- Mount Onderdonk Location within British Columbia Mount Onderdonk Location within Canada
- Interactive map of Mount Onderdonk

Highest point
- Elevation: 2,685 m (8,809 ft)
- Prominence: 555 m (1,821 ft)
- Parent peak: Remillard Peak (2881 m)
- Listing: Mountains of British Columbia
- Coordinates: 51°45′39″N 118°07′57″W﻿ / ﻿51.76083°N 118.13250°W

Geography
- Location: British Columbia, Canada
- District: Kootenay Land District
- Parent range: Selkirk Mountains
- Topo map: NTS 82M16 Argonaut Mountain

= Mount Onderdonk =

Mountain in British Columbia, Canada

Mount Onderdonk is a mountain in British Columbia named for Andrew Onderdonk.
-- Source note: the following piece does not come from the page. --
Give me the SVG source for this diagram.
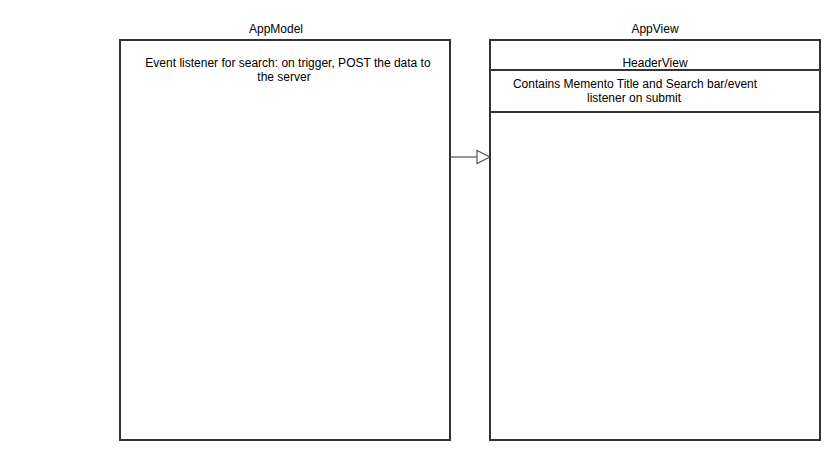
<svg xmlns="http://www.w3.org/2000/svg" width="840" height="460" viewBox="0 0 840 460">
<style>
.box{fill:#fff;stroke:#333;stroke-width:2}
.sep{stroke:#333;stroke-width:2;fill:none}
.t{font-family:"Liberation Sans",Arial,sans-serif;font-size:12px;fill:#000;text-anchor:middle}
.conn{stroke:#777;stroke-width:1.5;fill:none}
</style>
<rect width="840" height="460" fill="#fff"/>
<g id="connectors">
<line class="conn" x1="451" y1="157" x2="477" y2="157"/>
<polygon points="477,150.5 490,157 477,163.5" fill="#fff" stroke="#555" stroke-width="1.2"/>
</g>
<g id="AppModel">
<text class="t" x="276" y="33">AppModel</text>
<rect class="box" x="120" y="40" width="330" height="400"/>
<text class="t" x="288" y="67">Event listener for search: on trigger, POST the data to</text>
<text class="t" x="284" y="81">the server</text>
</g>
<g id="AppView">
<text class="t" x="655" y="33">AppView</text>
<rect class="box" x="490" y="40" width="330" height="400"/>
</g>
<g id="HeaderView">
<text class="t" x="655" y="67">HeaderView</text>
<line class="sep" x1="490" y1="70" x2="820" y2="70"/>
<text class="t" x="635" y="88">Contains Memento Title and Search bar/event</text>
<text class="t" x="634" y="102">listener on submit</text>
<line class="sep" x1="490" y1="112" x2="820" y2="112"/>
</g>
</svg>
It is located in the northern Selkirk Mountains between lower Revelstoke Lake and the Wood Arm of Kinbasket Lake. The mountain is 280 miles from Vancouver, 1861 miles from Toronto and 2047 miles from Montreal. Andrew Onderdonk was a Dutch-American engineer who worked in the late 1800s building the Canadian Pacific Railway in British Columbia and in other locations. William Lowell Putnam and Roger W. Laurilla gave the mountain this name as a tribute to Onderdonk.